The pope's visit is aimed in part at shoring up a 2018 peace deal that has reduced violence but seen crucial provisions delayed or ignored altogether, fanning fears of a return to full-scale war.
In the latest indication of the precarious state of the peace, 27 people were killed in Central Equatoria state on Thursday, the day before the pope arrived in the country, in tit-for-tat violence between herders and members of a militia, a county official said.
INSPIRED BY LIBERATION THEOLOGY
Garang, a U.S.-trained economics graduate whose garrulous personality matched his more than 6-foot, 200-pound frame, did not champion secession. He advocated a unified, secular Sudan in which the south enjoyed considerable autonomy.
Despite being baptised at an early age in the Anglican church, Garang embraced diverse Christian teachings, his son, Mabior, told Reuters.
"He was inspired by a liberation theology similar to that of the Catholic priests and bishops of Latin America," Mabior said.

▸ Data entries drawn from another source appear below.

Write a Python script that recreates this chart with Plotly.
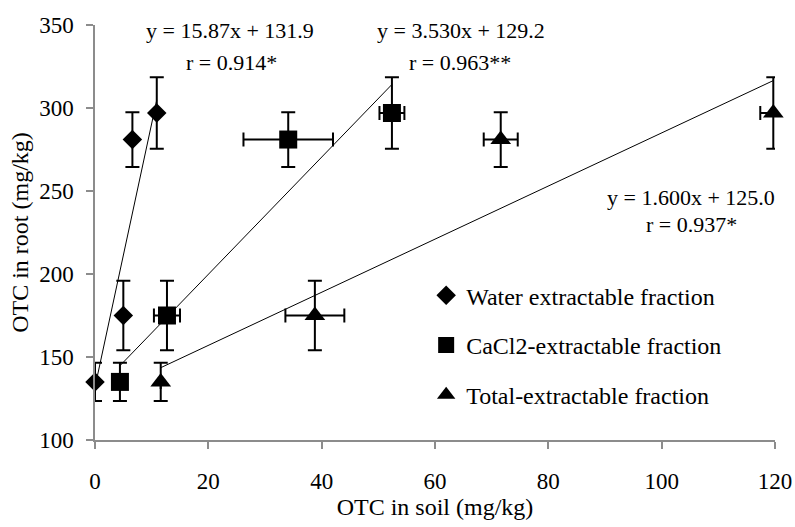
import numpy as np
import plotly.graph_objects as go

# ---- data ----
root_y = [135, 175, 281, 297]          # OTC in root (mg/kg)
root_err = [11.5, 21, 16.5, 21.5]      # error in root

water_x = [0, 5.0, 6.6, 10.9]
water_xerr = [0, 0, 0, 0]

cacl2_x = [4.4, 12.7, 34.1, 52.4]
cacl2_xerr = [0, 2.3, 7.9, 2.2]

total_x = [11.6, 38.8, 71.6, 119.7]
total_xerr = [0, 5.2, 3.0, 2.3]

series_names = ["Water extractable fraction", "CaCl2-extractable fraction", "Total-extractable fraction"]
series_symbols = ["diamond", "square", "triangle-up"]
series_sizes = [15, 18, 18]

slopes = [15.87, 3.530, 1.600]
intercepts = [131.9, 129.2, 125.0]
eq_texts = ["y = 15.87x + 131.9", "y = 3.530x + 129.2", "y = 1.600x + 125.0"]
r_texts = ["r = 0.914*", "r = 0.963**", "r = 0.937*"]

FONT = "Times New Roman, Liberation Serif, DejaVu Serif, serif"
FS = 23

fig = go.Figure()

xs_all = [water_x, cacl2_x, total_x]
xerr_all = [water_xerr, cacl2_xerr, total_xerr]

# trend lines
for xs, m, b in zip(xs_all, slopes, intercepts):
    lx = np.array([min(xs), max(xs)])
    fig.add_trace(go.Scatter(x=lx, y=m * lx + b, mode="lines",
                             line=dict(color="black", width=1),
                             showlegend=False, hoverinfo="skip", cliponaxis=False))

# points
for i, (xs, xe) in enumerate(zip(xs_all, xerr_all)):
    fig.add_trace(go.Scatter(
        x=xs, y=root_y, mode="markers", name=series_names[i],
        legendgroup=f"g{i}",
        marker=dict(symbol=series_symbols[i], size=series_sizes[i], color="black",
                    line=dict(width=0)),
        error_y=dict(type="data", array=root_err, visible=True, color="black",
                     thickness=2, width=7),
        error_x=dict(type="data", array=xe, visible=True, color="black",
                     thickness=2, width=7),
        cliponaxis=False,
    ))

# equation annotations (data-coordinate label positions)
ann_pos = [(23.8, 346.4, 24.0, 327.4), (64.6, 346.4, 64.4, 327.4), (105.1, 246.0, 105.3, 230.0)]
for (ex, ey, rx, ry), et, rt in zip(ann_pos, eq_texts, r_texts):
    fig.add_annotation(x=ex, y=ey, text=et, showarrow=False, xref="x", yref="y",
                       font=dict(family=FONT, size=22, color="black"))
    fig.add_annotation(x=rx, y=ry, text=rt, showarrow=False, xref="x", yref="y",
                       font=dict(family=FONT, size=22, color="black"))

axis_common = dict(showline=True, linecolor="#8c8c8c", linewidth=1.5,
                   ticks="outside", ticklen=7, tickcolor="#8c8c8c", tickwidth=1.5,
                   showgrid=False, zeroline=False, automargin=False,
                   tickfont=dict(family=FONT, size=FS, color="black"))

fig.update_layout(
    width=795, height=527,
    margin=dict(l=95, r=20, t=25, b=87),
    paper_bgcolor="white", plot_bgcolor="white",
    font=dict(family=FONT, size=FS, color="black"),
    xaxis=dict(range=[0, 120], dtick=20, tick0=0,
               title=dict(text="OTC in soil (mg/kg)", font=dict(family=FONT, size=24), standoff=4),
               ticklabelstandoff=13, **axis_common),
    yaxis=dict(range=[100, 350], dtick=50, tick0=100,
               title=dict(text="OTC in root (mg/kg)", font=dict(family=FONT, size=24), standoff=4),
               ticklabelstandoff=8, **axis_common),
    legend=dict(x=0.487, y=0.402, xanchor="left", yanchor="top",
                bgcolor="rgba(0,0,0,0)", tracegroupgap=15.5,
                font=dict(family=FONT, size=24, color="black")),
    showlegend=True,
)

fig.write_html("out.html")
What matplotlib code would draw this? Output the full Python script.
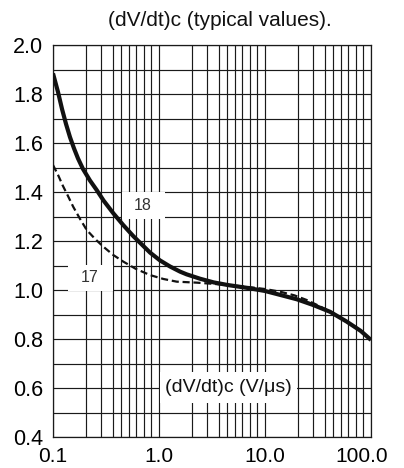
import numpy as np
import matplotlib
matplotlib.use("Agg")
import matplotlib.pyplot as plt
from matplotlib.patches import Rectangle
from matplotlib.transforms import ScaledTranslation

plt.rcParams['font.family'] = ['Liberation Sans', 'DejaVu Sans']

# ---- data ----
x18 = [0.1, 0.1115, 0.1216, 0.1326, 0.1446, 0.1578, 0.1721, 0.1918, 0.2232, 0.2583, 0.30, 0.371,
       0.46, 0.572, 0.822, 1.02, 1.27, 1.58, 1.82, 2.44, 3.28, 4.5, 6.71, 10.0, 13.9, 20.0,
       28.4, 41.1, 59.0, 80.0, 100.0]
y18 = [1.884, 1.808, 1.739, 1.678, 1.624, 1.578, 1.537, 1.494, 1.447, 1.408, 1.365, 1.313,
       1.265, 1.220, 1.153, 1.121, 1.096, 1.075, 1.064, 1.046, 1.031, 1.020, 1.009, 0.996, 0.980, 0.962,
       0.939, 0.911, 0.871, 0.833, 0.796]

x17 = [0.1, 0.112, 0.124, 0.138, 0.155, 0.18, 0.208, 0.25, 0.298, 0.37, 0.46, 0.6, 0.822,
       1.1, 1.47, 2.27, 3.28, 4.5, 6.71, 10.0, 13.9, 19.0, 24.8, 32.0, 41.0]
y17 = [1.51, 1.468, 1.425, 1.385, 1.34, 1.29, 1.245, 1.208, 1.177, 1.143, 1.116, 1.087, 1.061,
       1.045, 1.034, 1.030, 1.025, 1.020, 1.013, 1.004, 0.993, 0.978, 0.959, 0.936, 0.912]

label18 = "18"
label17 = "17"
title_text = "(dV/dt)c (typical values)."
axis_text = "(dV/dt)c (V/\u03bcs)"

xtick_vals = [0.1, 1.0, 10.0, 100.0]
xtick_labels = ["0.1", "1.0", "10.0", "100.0"]
ytick_vals = [0.4, 0.6, 0.8, 1.0, 1.2, 1.4, 1.6, 1.8, 2.0]
ytick_labels = ["0.4", "0.6", "0.8", "1.0", "1.2", "1.4", "1.6", "1.8", "2.0"]

# grid line positions within each decade (fraction of decade, as drawn in the reference)
grid_frac = [0.309, 0.453, 0.565, 0.64, 0.715, 0.785, 0.858, 0.929]

# ---- figure ----
W, H = 404, 468
fig = plt.figure(figsize=(W / 100, H / 100), dpi=100)
ax = fig.add_axes([53 / W, 1 - 437 / H, (371 - 53) / W, (437 - 45) / H])

ax.set_xscale('log')
ax.set_xlim(0.1, 100)
ax.set_ylim(0.4, 2.0)

minor_x = [10 ** (d + f) for d in (-1, 0, 1) for f in grid_frac]
ax.set_xticks(xtick_vals)
ax.set_xticklabels(xtick_labels)
ax.set_xticks(minor_x, minor=True)
ax.set_xticklabels([], minor=True)
ax.set_yticks(ytick_vals)
ax.set_yticklabels(ytick_labels)
ax.set_yticks(np.arange(0.5, 2.0, 0.2), minor=True)

ax.tick_params(which='both', length=0)
ax.tick_params(axis='x', which='major', pad=7.5, labelsize=15)
ax.tick_params(axis='y', which='major', pad=7, labelsize=15.5)

ax.set_axisbelow(True)
ax.grid(which='both', color='#1a1a1a', linewidth=0.85)
for s in ax.spines.values():
    s.set_color('#1a1a1a')
    s.set_linewidth(0.9)

# white label boxes
ax.add_patch(Rectangle((0.448, 1.29), 1.139 - 0.448, 0.11, facecolor='white', edgecolor='none', zorder=1))
ax.add_patch(Rectangle((0.139, 0.995), 0.368 - 0.139, 0.107, facecolor='white', edgecolor='none', zorder=1))
ax.add_patch(Rectangle((1.02, 0.539), 19.9 - 1.02, 0.126, facecolor='white', edgecolor='none', zorder=1))

ax.plot(x17, y17, color='#111111', linewidth=1.6, linestyle=(0, (3.2, 1.7)), zorder=3)
ax.plot(x18, y18, color='#111111', linewidth=3.0, zorder=4, solid_capstyle='butt',
        solid_joinstyle='round')

ax.text(0.707, 1.343, label18, fontsize=11.5, ha='center', va='center', color='#333333', zorder=5)
ax.text(0.223, 1.053, label17, fontsize=11.5, ha='center', va='center', color='#333333', zorder=5)
ax.text(4.48, 0.6, axis_text, fontsize=14, ha='center', va='center', color='#111111', zorder=5)

fig.text(219.5 / W, 1 - 20 / H, title_text, fontsize=15, ha='center', va='center', color='#111111')

# last x label shifted left as in reference
lbls = ax.get_xticklabels()
lbls[-1].set_transform(lbls[-1].get_transform() + ScaledTranslation(-9.5 / 100, 0, fig.dpi_scale_trans))

fig.savefig('out.png', dpi=100)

Garang began his career as a fighter with separatist rebels in the south before being conscripted into the Sudanese army after a 1972 peace deal.
He rose his way up to colonel but left to lead the rebellion that spread when President Jaafar Nimeiri tried to impose sharia law across Sudan in 1982.
Garang rallied South Sudan's disparate ethnic groups behind a common cause. The fighting ended with a 2005 peace deal in which the south won significant autonomy and the right to decide its future in a referendum six years later.
Although some critics accused Garang of spending too much in foreign capitals or complained that his genial demeanour masked a ruthless streak, his death might have robbed the country of its greatest force for unity.
Conflict broke out in December 2013 when President Salva Kiir, whom Garang had appointed as his deputy two weeks before his death, fell out with First Vice President Riek Machar.
Garang's widow, Rebecca, is one of South Sudan's five vice presidents, along with Machar, in a unity government formed after the 2018 peace deal.
Today's leaders have to build on his legacy, she said in an interview this week.
"He has brought us freedom and he told us that I have delivered this (on) the golden plate," she said.
"It is for us who are alive to see what to do with it."